##### RAW DATA
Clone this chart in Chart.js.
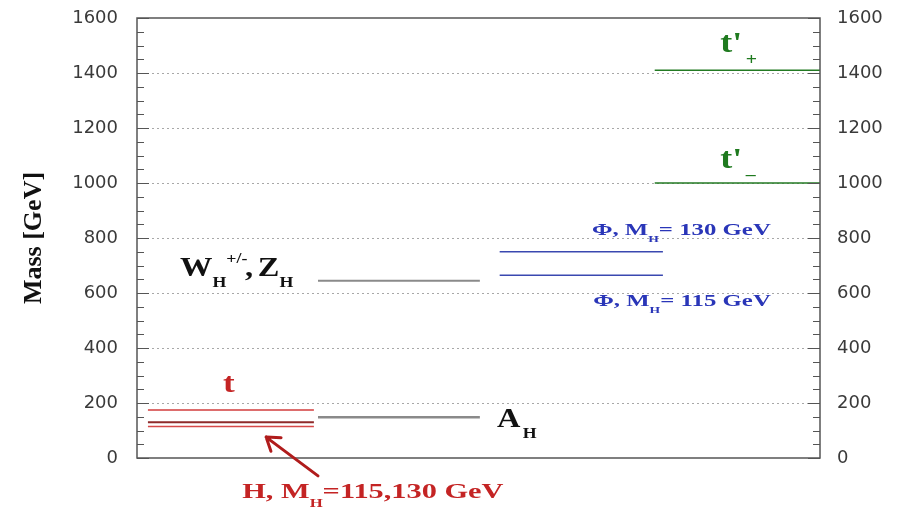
<!DOCTYPE html>
<html>
<head>
<meta charset="utf-8">
<script src="https://cdn.jsdelivr.net/npm/chart.js@4"></script>
<style>
  body { margin: 0; background: #fff; }
  canvas { display: block; }
</style>
</head>
<body>
<canvas id="massChart" width="904" height="510"></canvas>
<script>
// Mass spectrum data (GeV)
const columns = ['t, H', 'W_H, Z_H, A_H', 'Phi', "t'"];
const colFrom = [0.16, 2.65, 5.31, 7.58];   // x-range of each column (axis units 0..10)
const colTo = [2.59, 5.02, 7.70, 10.0];

const topMass = [175];
const higgsMass = [130, 115];
const gaugeMass = [645];     // W_H, Z_H
const aHMass = [148];        // A_H
const phiMass = [750, 665];  // M_H = 130, 115
const tPrimeMass = [1410, 1000];

const yTicks = [0, 200, 400, 600, 800, 1000, 1200, 1400, 1600];

// Build one flat segment per mass level
function segment(col, mass, color, width) {
  return {
    data: [{ x: colFrom[col], y: mass }, { x: colTo[col], y: mass }],
    borderColor: color,
    borderWidth: width,
    pointRadius: 0,
    fill: false
  };
}

const datasets = [
  segment(0, topMass[0], '#d23c3c', 1.5),
  segment(0, higgsMass[0], '#8e2a2a', 2),
  segment(0, higgsMass[1], '#d64848', 1.5),
  segment(1, gaugeMass[0], '#8a8a8a', 2),
  segment(1, aHMass[0], '#8a8a8a', 2.5),
  segment(2, phiMass[0], '#3a48b0', 1.5),
  segment(2, phiMass[1], '#3a48b0', 1.5),
  segment(3, tPrimeMass[0], '#237a23', 1.5),
  segment(3, tPrimeMass[1], '#237a23', 1.5)
];

// Text with sub/superscripts, stretched a little like the original
function drawRich(ctx, x, y, parts, size, color, sx) {
  ctx.save();
  ctx.translate(x, y);
  ctx.scale(sx, 1);
  ctx.fillStyle = color;
  ctx.textBaseline = 'alphabetic';
  let cx = 0;
  parts.forEach(p => {
    const small = p.sub || p.sup;
    const s = small ? size * 0.55 : size;
    ctx.font = 'bold ' + s + 'px "Liberation Serif", "DejaVu Serif", serif';
    const dy = p.sub ? size * 0.42 : (p.sup ? -size * 0.48 : 0);
    cx += p.gap || 0;
    ctx.fillText(p.t, cx, dy);
    cx += ctx.measureText(p.t).width;
  });
  ctx.restore();
}

const labels = [
  { x: 1.26, y: 240, size: 27, sx: 1.3, color: '#c42424', parts: [{ t: 't' }] },
  { x: 0.63, y: 662, size: 27, sx: 1.2, color: '#111', parts: [{ t: 'W' }, { t: 'H', sub: true }, { t: '+/-', sup: true }, { t: ',', gap: -2 }, { t: 'Z', gap: 4 }, { t: 'H', sub: true }] },
  { x: 5.27, y: 113, size: 27, sx: 1.2, color: '#111', parts: [{ t: 'A' }, { t: 'H', sub: true, gap: 2 }] },
  { x: 6.66, y: 811, size: 16, sx: 1.55, color: '#2a36b8', parts: [{ t: 'Φ, M' }, { t: 'H', sub: true }, { t: '= 130 GeV' }] },
  { x: 6.68, y: 553, size: 16, sx: 1.55, color: '#2a36b8', parts: [{ t: 'Φ, M' }, { t: 'H', sub: true }, { t: '= 115 GeV' }] },
  { x: 1.54, y: -145, size: 22, sx: 1.38, color: '#c42424', parts: [{ t: 'H, M' }, { t: 'H', sub: true }, { t: '=115,130 GeV' }] },
  { x: 8.54, y: 1476, size: 30, sx: 1.2, color: '#1f7a1f', parts: [{ t: "t'" }, { t: '+', sub: true, gap: 3 }] },
  { x: 8.54, y: 1055, size: 30, sx: 1.2, color: '#1f7a1f', parts: [{ t: "t'" }, { t: '–', sub: true, gap: 3 }] }
];

const arrowFrom = { x: 2.65, y: -65 };
const arrowTo = { x: 1.89, y: 76 };

const decorPlugin = {
  id: 'decor',
  afterDatasetsDraw(chart) {
    const { ctx, chartArea: a, scales } = chart;
    const ys = scales.y;
    ctx.save();
    // inward ticks on both sides
    ctx.strokeStyle = '#555';
    ctx.lineWidth = 1;
    for (let v = 0; v <= 1600; v += 50) {
      const py = Math.round(ys.getPixelForValue(v)) + 0.5;
      const len = v % 200 === 0 ? 12 : 7;
      ctx.beginPath();
      ctx.moveTo(a.left, py); ctx.lineTo(a.left + len, py);
      ctx.moveTo(a.right, py); ctx.lineTo(a.right - len, py);
      ctx.stroke();
    }
    // frame
    ctx.strokeStyle = '#555';
    ctx.lineWidth = 1.5;
    ctx.strokeRect(a.left, a.top, a.right - a.left, a.bottom - a.top);
    ctx.restore();
  },
  afterDraw(chart) {
    const { ctx, scales } = chart;
    const xs = scales.x, ys = scales.y;
    labels.forEach(l => {
      drawRich(ctx, xs.getPixelForValue(l.x), ys.getPixelForValue(l.y), l.parts, l.size, l.color, l.sx);
    });
    // arrow pointing at the Higgs lines
    const x0 = xs.getPixelForValue(arrowFrom.x), y0 = ys.getPixelForValue(arrowFrom.y);
    const x1 = xs.getPixelForValue(arrowTo.x), y1 = ys.getPixelForValue(arrowTo.y);
    const ang = Math.atan2(y1 - y0, x1 - x0);
    ctx.save();
    ctx.strokeStyle = '#b01c1c';
    ctx.lineWidth = 3;
    ctx.lineCap = 'round';
    ctx.beginPath();
    ctx.moveTo(x0, y0); ctx.lineTo(x1, y1);
    ctx.moveTo(x1, y1); ctx.lineTo(x1 - 15 * Math.cos(ang - 0.6), y1 - 15 * Math.sin(ang - 0.6));
    ctx.moveTo(x1, y1); ctx.lineTo(x1 - 15 * Math.cos(ang + 0.6), y1 - 15 * Math.sin(ang + 0.6));
    ctx.stroke();
    ctx.restore();
  }
};

const tickFont = { family: '"DejaVu Sans", sans-serif', size: 18 };

function fitY(width) {
  return s => { s.width = width; s.paddingTop = 0; s.paddingBottom = 0; };
}

new Chart(document.getElementById('massChart'), {
  type: 'line',
  data: { datasets: datasets },
  plugins: [decorPlugin],
  options: {
    responsive: false,
    animation: false,
    layout: { padding: { top: 18, bottom: 52, left: 0, right: 0 } },
    plugins: { legend: { display: false }, tooltip: { enabled: false } },
    scales: {
      x: { type: 'linear', min: 0, max: 10, display: false },
      y: {
        position: 'left',
        min: 0,
        max: 1600,
        afterBuildTicks: s => { s.ticks = yTicks.map(v => ({ value: v })); },
        afterFit: fitY(137),
        ticks: { font: tickFont, color: '#3a3a3a', padding: 19, callback: v => String(v) },
        grid: {
          drawTicks: false,
          lineWidth: 1,
          color: c => (c.tick && (c.tick.value === 0 || c.tick.value === 1600)) ? 'rgba(0,0,0,0)' : '#a8a8a8'
        },
        border: { display: false, dash: [2, 3] },
        title: {
          display: true,
          text: 'Mass [GeV]',
          color: '#111',
          font: { family: '"Liberation Serif", serif', size: 26, weight: 'bold' },
          padding: { top: 19, bottom: 0 }
        }
      },
      y2: {
        position: 'right',
        min: 0,
        max: 1600,
        afterBuildTicks: s => { s.ticks = yTicks.map(v => ({ value: v })); },
        afterFit: fitY(84),
        ticks: { font: tickFont, color: '#3a3a3a', padding: 17, callback: v => String(v) },
        grid: { drawOnChartArea: false, drawTicks: false },
        border: { display: false }
      }
    }
  }
});
</script>
</body>
</html>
##########
> [STATED TASK]
The listing above must be printed again exactly, minus its pictures.

> [EXERCISE SOLUTION]
Clone this chart in Chart.js.
<!DOCTYPE html>
<html>
<head>
<meta charset="utf-8">
<script src="https://cdn.jsdelivr.net/npm/chart.js@4"></script>
<style>
  body { margin: 0; background: #fff; }
  canvas { display: block; }
</style>
</head>
<body>
<canvas id="massChart" width="904" height="510"></canvas>
<script>
// Mass spectrum data (GeV)
const columns = ['t, H', 'W_H, Z_H, A_H', 'Phi', "t'"];
const colFrom = [0.16, 2.65, 5.31, 7.58];   // x-range of each column (axis units 0..10)
const colTo = [2.59, 5.02, 7.70, 10.0];

const topMass = [175];
const higgsMass = [130, 115];
const gaugeMass = [645];     // W_H, Z_H
const aHMass = [148];        // A_H
const phiMass = [750, 665];  // M_H = 130, 115
const tPrimeMass = [1410, 1000];

const yTicks = [0, 200, 400, 600, 800, 1000, 1200, 1400, 1600];

// Build one flat segment per mass level
function segment(col, mass, color, width) {
  return {
    data: [{ x: colFrom[col], y: mass }, { x: colTo[col], y: mass }],
    borderColor: color,
    borderWidth: width,
    pointRadius: 0,
    fill: false
  };
}

const datasets = [
  segment(0, topMass[0], '#d23c3c', 1.5),
  segment(0, higgsMass[0], '#8e2a2a', 2),
  segment(0, higgsMass[1], '#d64848', 1.5),
  segment(1, gaugeMass[0], '#8a8a8a', 2),
  segment(1, aHMass[0], '#8a8a8a', 2.5),
  segment(2, phiMass[0], '#3a48b0', 1.5),
  segment(2, phiMass[1], '#3a48b0', 1.5),
  segment(3, tPrimeMass[0], '#237a23', 1.5),
  segment(3, tPrimeMass[1], '#237a23', 1.5)
];

// Text with sub/superscripts, stretched a little like the original
function drawRich(ctx, x, y, parts, size, color, sx) {
  ctx.save();
  ctx.translate(x, y);
  ctx.scale(sx, 1);
  ctx.fillStyle = color;
  ctx.textBaseline = 'alphabetic';
  let cx = 0;
  parts.forEach(p => {
    const small = p.sub || p.sup;
    const s = small ? size * 0.55 : size;
    ctx.font = 'bold ' + s + 'px "Liberation Serif", "DejaVu Serif", serif';
    const dy = p.sub ? size * 0.42 : (p.sup ? -size * 0.48 : 0);
    cx += p.gap || 0;
    ctx.fillText(p.t, cx, dy);
    cx += ctx.measureText(p.t).width;
  });
  ctx.restore();
}

const labels = [
  { x: 1.26, y: 240, size: 27, sx: 1.3, color: '#c42424', parts: [{ t: 't' }] },
  { x: 0.63, y: 662, size: 27, sx: 1.2, color: '#111', parts: [{ t: 'W' }, { t: 'H', sub: true }, { t: '+/-', sup: true }, { t: ',', gap: -2 }, { t: 'Z', gap: 4 }, { t: 'H', sub: true }] },
  { x: 5.27, y: 113, size: 27, sx: 1.2, color: '#111', parts: [{ t: 'A' }, { t: 'H', sub: true, gap: 2 }] },
  { x: 6.66, y: 811, size: 16, sx: 1.55, color: '#2a36b8', parts: [{ t: 'Φ, M' }, { t: 'H', sub: true }, { t: '= 130 GeV' }] },
  { x: 6.68, y: 553, size: 16, sx: 1.55, color: '#2a36b8', parts: [{ t: 'Φ, M' }, { t: 'H', sub: true }, { t: '= 115 GeV' }] },
  { x: 1.54, y: -145, size: 22, sx: 1.38, color: '#c42424', parts: [{ t: 'H, M' }, { t: 'H', sub: true }, { t: '=115,130 GeV' }] },
  { x: 8.54, y: 1476, size: 30, sx: 1.2, color: '#1f7a1f', parts: [{ t: "t'" }, { t: '+', sub: true, gap: 3 }] },
  { x: 8.54, y: 1055, size: 30, sx: 1.2, color: '#1f7a1f', parts: [{ t: "t'" }, { t: '–', sub: true, gap: 3 }] }
];

const arrowFrom = { x: 2.65, y: -65 };
const arrowTo = { x: 1.89, y: 76 };

const decorPlugin = {
  id: 'decor',
  afterDatasetsDraw(chart) {
    const { ctx, chartArea: a, scales } = chart;
    const ys = scales.y;
    ctx.save();
    // inward ticks on both sides
    ctx.strokeStyle = '#555';
    ctx.lineWidth = 1;
    for (let v = 0; v <= 1600; v += 50) {
      const py = Math.round(ys.getPixelForValue(v)) + 0.5;
      const len = v % 200 === 0 ? 12 : 7;
      ctx.beginPath();
      ctx.moveTo(a.left, py); ctx.lineTo(a.left + len, py);
      ctx.moveTo(a.right, py); ctx.lineTo(a.right - len, py);
      ctx.stroke();
    }
    // frame
    ctx.strokeStyle = '#555';
    ctx.lineWidth = 1.5;
    ctx.strokeRect(a.left, a.top, a.right - a.left, a.bottom - a.top);
    ctx.restore();
  },
  afterDraw(chart) {
    const { ctx, scales } = chart;
    const xs = scales.x, ys = scales.y;
    labels.forEach(l => {
      drawRich(ctx, xs.getPixelForValue(l.x), ys.getPixelForValue(l.y), l.parts, l.size, l.color, l.sx);
    });
    // arrow pointing at the Higgs lines
    const x0 = xs.getPixelForValue(arrowFrom.x), y0 = ys.getPixelForValue(arrowFrom.y);
    const x1 = xs.getPixelForValue(arrowTo.x), y1 = ys.getPixelForValue(arrowTo.y);
    const ang = Math.atan2(y1 - y0, x1 - x0);
    ctx.save();
    ctx.strokeStyle = '#b01c1c';
    ctx.lineWidth = 3;
    ctx.lineCap = 'round';
    ctx.beginPath();
    ctx.moveTo(x0, y0); ctx.lineTo(x1, y1);
    ctx.moveTo(x1, y1); ctx.lineTo(x1 - 15 * Math.cos(ang - 0.6), y1 - 15 * Math.sin(ang - 0.6));
    ctx.moveTo(x1, y1); ctx.lineTo(x1 - 15 * Math.cos(ang + 0.6), y1 - 15 * Math.sin(ang + 0.6));
    ctx.stroke();
    ctx.restore();
  }
};

const tickFont = { family: '"DejaVu Sans", sans-serif', size: 18 };

function fitY(width) {
  return s => { s.width = width; s.paddingTop = 0; s.paddingBottom = 0; };
}

new Chart(document.getElementById('massChart'), {
  type: 'line',
  data: { datasets: datasets },
  plugins: [decorPlugin],
  options: {
    responsive: false,
    animation: false,
    layout: { padding: { top: 18, bottom: 52, left: 0, right: 0 } },
    plugins: { legend: { display: false }, tooltip: { enabled: false } },
    scales: {
      x: { type: 'linear', min: 0, max: 10, display: false },
      y: {
        position: 'left',
        min: 0,
        max: 1600,
        afterBuildTicks: s => { s.ticks = yTicks.map(v => ({ value: v })); },
        afterFit: fitY(137),
        ticks: { font: tickFont, color: '#3a3a3a', padding: 19, callback: v => String(v) },
        grid: {
          drawTicks: false,
          lineWidth: 1,
          color: c => (c.tick && (c.tick.value === 0 || c.tick.value === 1600)) ? 'rgba(0,0,0,0)' : '#a8a8a8'
        },
        border: { display: false, dash: [2, 3] },
        title: {
          display: true,
          text: 'Mass [GeV]',
          color: '#111',
          font: { family: '"Liberation Serif", serif', size: 26, weight: 'bold' },
          padding: { top: 19, bottom: 0 }
        }
      },
      y2: {
        position: 'right',
        min: 0,
        max: 1600,
        afterBuildTicks: s => { s.ticks = yTicks.map(v => ({ value: v })); },
        afterFit: fitY(84),
        ticks: { font: tickFont, color: '#3a3a3a', padding: 17, callback: v => String(v) },
        grid: { drawOnChartArea: false, drawTicks: false },
        border: { display: false }
      }
    }
  }
});
</script>
</body>
</html>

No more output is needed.